Always arreate you wort really well before pitching yeast. This is the last time any air should be in contact with your beer. Put the lid on tight with an airlock.

DO NOT use K-meta. As Tom says chemicals are differnet. Differnet reactions occur.

I have always transfered to secondary for clariity reasons as I don't filter beer like I do wine.. I started with Extract brewing and now do all grain.

I am still carbonating and bottling naturally so claritiy is of some importance, although some yeast sediment in the bottle is to be expected. Hopefully in the near future I can start kegging.


----------



## Putterrr (May 9, 2011)

WinoOutWest said:


> well actually I was referring to the conversations about the Brewhouse AG kits which is the only type of beer I have done so far.



I made those kits for years and enjoyed every one. No More!

I would highly recommend the 23 litre kits from festa brew. I have only done the Pale Ale, Brown Ale and Blonde Lager so far. Noone believes that it is a home brewed beer. Even convinced the lady at the brew show to seek out these from a competitor. I will never go back and only cost $2 more.
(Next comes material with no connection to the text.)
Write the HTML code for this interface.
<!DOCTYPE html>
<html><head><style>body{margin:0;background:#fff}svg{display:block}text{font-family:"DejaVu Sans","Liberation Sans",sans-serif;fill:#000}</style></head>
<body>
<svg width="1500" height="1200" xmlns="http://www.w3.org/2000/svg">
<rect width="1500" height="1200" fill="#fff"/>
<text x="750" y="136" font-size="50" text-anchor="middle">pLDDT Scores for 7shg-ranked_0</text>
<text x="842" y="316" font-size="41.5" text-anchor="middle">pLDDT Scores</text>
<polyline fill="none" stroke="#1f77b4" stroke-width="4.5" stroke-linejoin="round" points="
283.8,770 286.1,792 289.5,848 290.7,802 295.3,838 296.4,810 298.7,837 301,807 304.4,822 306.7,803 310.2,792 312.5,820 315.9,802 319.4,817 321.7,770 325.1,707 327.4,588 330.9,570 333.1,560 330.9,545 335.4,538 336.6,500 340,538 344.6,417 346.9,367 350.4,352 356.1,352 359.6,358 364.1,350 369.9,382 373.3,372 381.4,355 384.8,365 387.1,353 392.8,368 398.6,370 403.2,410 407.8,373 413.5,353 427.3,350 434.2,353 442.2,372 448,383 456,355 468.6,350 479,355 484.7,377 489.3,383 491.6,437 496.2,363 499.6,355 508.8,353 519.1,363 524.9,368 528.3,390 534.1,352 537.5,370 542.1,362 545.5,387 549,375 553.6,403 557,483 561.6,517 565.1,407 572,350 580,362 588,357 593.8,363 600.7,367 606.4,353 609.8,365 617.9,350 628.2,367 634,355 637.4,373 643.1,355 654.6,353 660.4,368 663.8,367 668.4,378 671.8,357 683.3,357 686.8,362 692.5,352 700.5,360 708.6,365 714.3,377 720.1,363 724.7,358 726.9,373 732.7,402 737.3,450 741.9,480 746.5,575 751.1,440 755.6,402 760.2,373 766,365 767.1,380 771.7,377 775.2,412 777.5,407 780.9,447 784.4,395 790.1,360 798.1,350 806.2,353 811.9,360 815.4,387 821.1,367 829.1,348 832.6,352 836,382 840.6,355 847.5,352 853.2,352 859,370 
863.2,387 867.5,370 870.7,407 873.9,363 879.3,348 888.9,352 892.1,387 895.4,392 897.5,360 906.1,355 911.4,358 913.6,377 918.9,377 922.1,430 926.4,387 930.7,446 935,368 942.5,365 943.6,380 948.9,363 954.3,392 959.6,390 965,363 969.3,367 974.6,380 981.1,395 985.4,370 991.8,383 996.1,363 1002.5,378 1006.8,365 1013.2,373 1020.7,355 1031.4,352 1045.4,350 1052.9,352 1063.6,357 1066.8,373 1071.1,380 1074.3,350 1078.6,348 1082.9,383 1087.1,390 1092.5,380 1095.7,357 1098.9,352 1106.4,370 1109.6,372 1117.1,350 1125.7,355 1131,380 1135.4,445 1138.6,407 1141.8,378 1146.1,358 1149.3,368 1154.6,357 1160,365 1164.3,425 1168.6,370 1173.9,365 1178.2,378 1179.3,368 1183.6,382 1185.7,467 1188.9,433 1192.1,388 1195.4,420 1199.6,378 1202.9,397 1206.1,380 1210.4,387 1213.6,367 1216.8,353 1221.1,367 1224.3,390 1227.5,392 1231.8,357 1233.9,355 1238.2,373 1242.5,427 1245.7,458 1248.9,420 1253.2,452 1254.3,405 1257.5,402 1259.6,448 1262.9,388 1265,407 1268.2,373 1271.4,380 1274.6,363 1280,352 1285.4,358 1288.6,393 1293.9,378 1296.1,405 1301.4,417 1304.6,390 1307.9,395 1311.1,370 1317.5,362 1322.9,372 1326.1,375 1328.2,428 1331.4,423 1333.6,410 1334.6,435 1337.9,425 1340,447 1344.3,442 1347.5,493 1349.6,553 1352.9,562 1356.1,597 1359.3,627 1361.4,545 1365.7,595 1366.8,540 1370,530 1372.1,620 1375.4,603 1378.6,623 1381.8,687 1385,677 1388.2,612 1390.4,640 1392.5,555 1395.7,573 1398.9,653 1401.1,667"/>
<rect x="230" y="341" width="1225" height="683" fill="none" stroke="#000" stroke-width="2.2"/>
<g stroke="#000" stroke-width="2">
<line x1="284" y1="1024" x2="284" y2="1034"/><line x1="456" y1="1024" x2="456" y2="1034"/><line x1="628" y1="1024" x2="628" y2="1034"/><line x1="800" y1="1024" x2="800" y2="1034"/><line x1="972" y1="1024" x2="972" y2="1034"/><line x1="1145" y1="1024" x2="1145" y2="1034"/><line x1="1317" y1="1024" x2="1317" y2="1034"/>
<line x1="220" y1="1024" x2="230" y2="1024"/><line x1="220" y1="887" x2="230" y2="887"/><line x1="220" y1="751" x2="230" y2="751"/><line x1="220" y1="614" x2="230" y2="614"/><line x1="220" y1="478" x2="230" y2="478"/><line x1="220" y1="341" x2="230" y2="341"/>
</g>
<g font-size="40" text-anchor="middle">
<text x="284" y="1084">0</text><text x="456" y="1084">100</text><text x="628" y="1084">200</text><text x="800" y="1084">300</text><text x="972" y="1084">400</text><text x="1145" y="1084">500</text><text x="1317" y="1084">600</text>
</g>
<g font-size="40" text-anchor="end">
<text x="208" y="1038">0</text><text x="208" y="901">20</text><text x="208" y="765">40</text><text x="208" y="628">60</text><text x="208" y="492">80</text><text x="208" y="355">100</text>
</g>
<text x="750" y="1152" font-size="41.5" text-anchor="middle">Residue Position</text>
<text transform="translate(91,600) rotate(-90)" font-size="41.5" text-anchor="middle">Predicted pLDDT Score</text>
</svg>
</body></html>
Sweet.

Cheers


----------



## Malkore (May 12, 2011)

mikez104 said:


> I've done several batches of wine and in the primary I've always left the lid on the bucket very loose and stirred daily.



Off topic, but I've made several batches of wine, and always snap the lid down and affix an airlock.

I don't stir until I'm adding finings/stabilizer, etc.

Not saying you are wrong...just that there's plenty of right ways to do things


----------